Message board moderation
Author | Message |
---|---|
Send message Joined: 14 Mar 19 Posts: 20 Credit: 140,475,236 RAC: 6,691 ![]() ![]() ![]() |
I believe I mentioned this before, but let me start a new thread for discussion. I noticed that NumberFields@home distributes a work unit (WU) to only one client and accepts the results computed by that client. However, the hardware and software stack used by volunteers may not be as reliable as an HPC or server grid. Many other projects, like Einstein@home, send one WU as two tasks to different clients (replication) and compare the results afterward to ensure reliability. I wonder if it would be worthwhile for NumberFields@home to implement this, or if there is a way for the NumberFields@home server app to mathematically validate the client's results without replication. |
![]() Send message Joined: 8 Jul 11 Posts: 1373 Credit: 656,730,067 RAC: 836,960 ![]() ![]() ![]() |
I believe I mentioned this before, but let me start a new thread for discussion.

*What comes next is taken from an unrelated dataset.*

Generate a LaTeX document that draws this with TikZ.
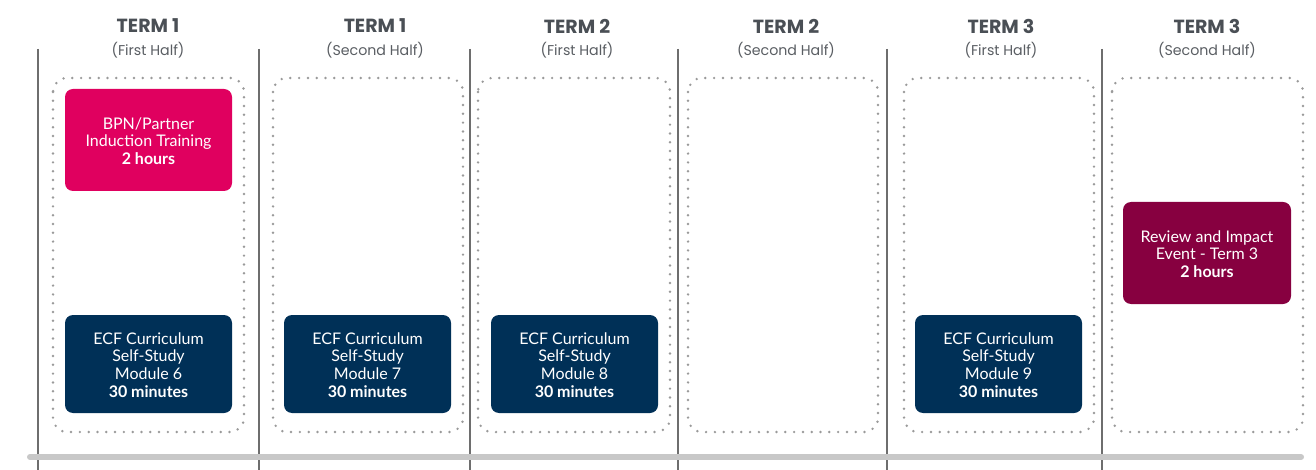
\documentclass[tikz,border=0pt]{standalone}
\usepackage{fontspec}
\setmainfont{Lato}
\newfontfamily\headfont{Poppins}
\definecolor{navy}{HTML}{003057}
\definecolor{pinkc}{HTML}{E0005F}
\definecolor{maroonc}{HTML}{870040}
\definecolor{headc}{HTML}{4A4F55}
\definecolor{subc}{HTML}{5A5E63}
\definecolor{linec}{HTML}{6E6E6E}
\definecolor{dotc}{HTML}{9A9A9A}
\definecolor{barc}{HTML}{C8C8C8}
\begin{document}
\begin{tikzpicture}[x=1pt,y=-1pt,
  sep/.style={draw=linec,line width=1.2pt},
  slot/.style={draw=dotc,line width=2.7pt,line cap=round,dash pattern=on 0pt off 8.8pt,rounded corners=14pt},
  card/.style={rounded corners=8pt},
  cardtext/.style={text=white,align=center,font=\fontsize{16}{17.8}\selectfont},
  headtext/.style={text=headc,font=\headfont\bfseries\fontsize{19}{20}\selectfont},
  subtext/.style={text=subc,font=\headfont\fontsize{14.2}{16}\selectfont}]
\useasboundingbox[fill=white] (0,0) rectangle (1316,470);
% separators
\foreach \x/\n in {38/s1,259/s2,470/s3,678/s4,887/s5,1102/s6}{
  \coordinate (\n t) at (\x,49);
  \coordinate (\n b) at (\x,470);
  \draw[sep] (\n t) -- (\n b);
}
% bar
\coordinate (bl) at (30,457);
\coordinate (br) at (1301,457);
\draw[barc,line width=6pt,line cap=round] (bl) -- (br);
% slots
\foreach \a/\b/\n in {53/244/c1,273/463/c2,478/670/c3,688/878/c4,904/1094/c5,1112/1303/c6}{
  \draw[slot] (\a,78) rectangle (\b,432);
  \coordinate (\n) at ({(\a+\b)/2},0);
}
% headers
\node[headtext] (h1) at (148,26) {TERM 1};
\node[subtext] (p1) at (148,50) {(First Half)};
\node[headtext] (h2) at (375,26) {TERM 1};
\node[subtext] (p2) at (375,50) {(Second Half)};
\node[headtext] (h3) at (577,26) {TERM 2};
\node[subtext] (p3) at (577,50) {(First Half)};
\node[headtext] (h4) at (786,26) {TERM 2};
\node[subtext] (p4) at (786,50) {(Second Half)};
\node[headtext] (h5) at (1001,26) {TERM 3};
\node[subtext] (p5) at (1001,50) {(First Half)};
\node[headtext] (h6) at (1207,26) {TERM 3};
\node[subtext] (p6) at (1207,50) {(Second Half)};
% cards
\fill[card,pinkc] (65,89) rectangle (232,191);
\node[cardtext] (bpn) at (148.5,141) {BPN/Partner\\Induction Training\\\textbf{2 hours}};
\fill[card,maroonc] (1123,202) rectangle (1291,304);
\node[cardtext] (rev) at (1207,254) {Review and Impact\\Event - Term 3\\\textbf{2 hours}};
\foreach \a/\b/\m/\n in {65/232/6/m6,284/451/7/m7,491/658/8/m8,915/1082/9/m9}{
  \fill[card,navy] (\a,315) rectangle (\b,413);
  \node[cardtext] (\n) at ({(\a+\b)/2},365) {ECF Curriculum\\Self-Study\\Module \m\\\textbf{30 minutes}};
}
\end{tikzpicture}
\end{document}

I believe this was discussed years ago and is probably lost deep within some other thread, so I guess it doesn't hurt to revisit the issue. The bottom line is that replication would cause the searches to take twice as long to complete, and this is time we do not have. We could always run a 2nd pass at a later time if it was deemed necessary. Also, when collating the data, my backend scripts detect anything suspicious and these cases are rerun offline. To this day I have never detected anything intentional, just the occasional bit error during upload (I assume). In addition, the algorithm has an inherent redundancy in that every field has many polynomial representatives and the algorithm gives them all (within the bounds). Note that every field is usually found 10 times over within a given search. There are also tests that can be performed on the final data sets that are analogous to parity tests. To summarize, if a few bad actors were modifying the results and managed to go undetected, then chances are it would still not make a difference in the final resuts. I hope that explains the reasoning behind our decision to not use job replication. |